I went away for a couple of days and forgot to bring my pills with me. I take 6 mgs/day.
Didn't take any Thursday or Friday. Saturday I took an extra 5 mgs. Could anyone advise me what to take today.
Thanks so much.
 
Relax, just go back to on taking your regular 6mg/day and get your INR done on Thursday or Friday, everything should be even out by then.
 
In agree with Freddie,
It is no big deal
Just go back on your dose.

Your body will bring everything into balance faster that way, a few days isn't a terror issue.

In had surgery a while ago and was just without warfarin for two or three days. They just put me back on my dose and away I went...

Are you home testing for INR at all?
 
According to a protocol or two, the way to manage INRs below 2.0 is to increase dosing by 1/2 for a few days---but, according to research, you should be safe from any clotting problems if your INR is below 2 for a week or so. If you only missed doses for two days, your INR may not have dropped below 2, and you certainly wouldn't have had that low INR for a WEEK if you missed dosing for two DAYS.

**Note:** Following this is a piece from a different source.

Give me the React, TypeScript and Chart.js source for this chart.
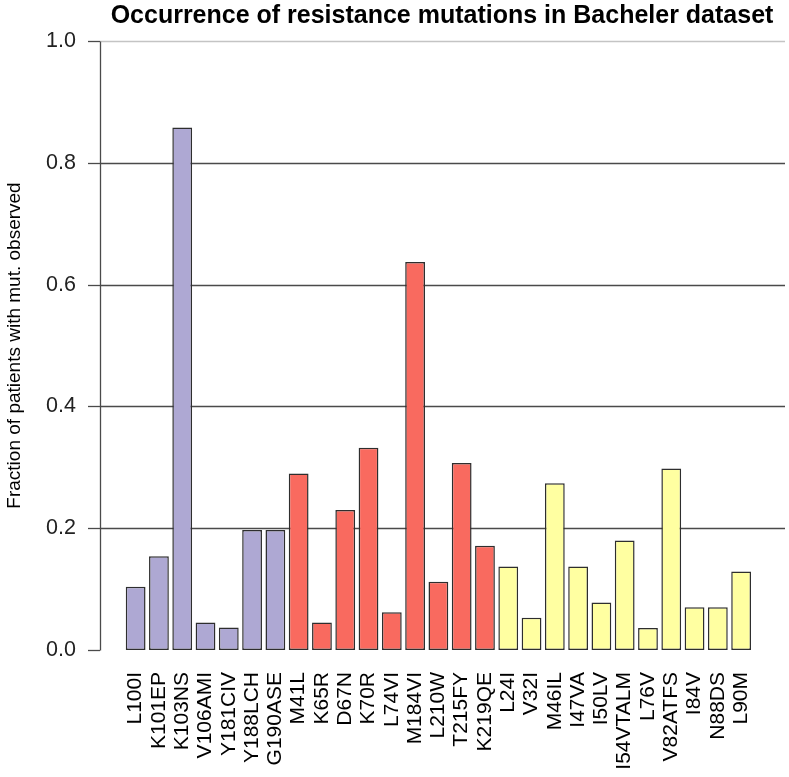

Taking that extra 5 mg dose may have spiked your INR for a day or two -- I'm with the others - go back to your usual dose and don't worry much about it. I'm also with Pellicle regarding home testing.

Personally, I strongly believe that everyone on warfarin - and especially the valvers - should test every week (10 days maximum). When you test less frequently, you know your INR at the instant that you run your monthly test, but you don't really know what it is on those weeks between tests. Testing with a meter is easy, and relatively inexpensive (especially now that meters and supplies have dropped from what they were a decade or two ago), and great insurance against strokes or bleeding. I just DO NOT understand the logic that medical professionals seem to want to apply to INR testing that makes it 'reasonable' to go for long periods between tests.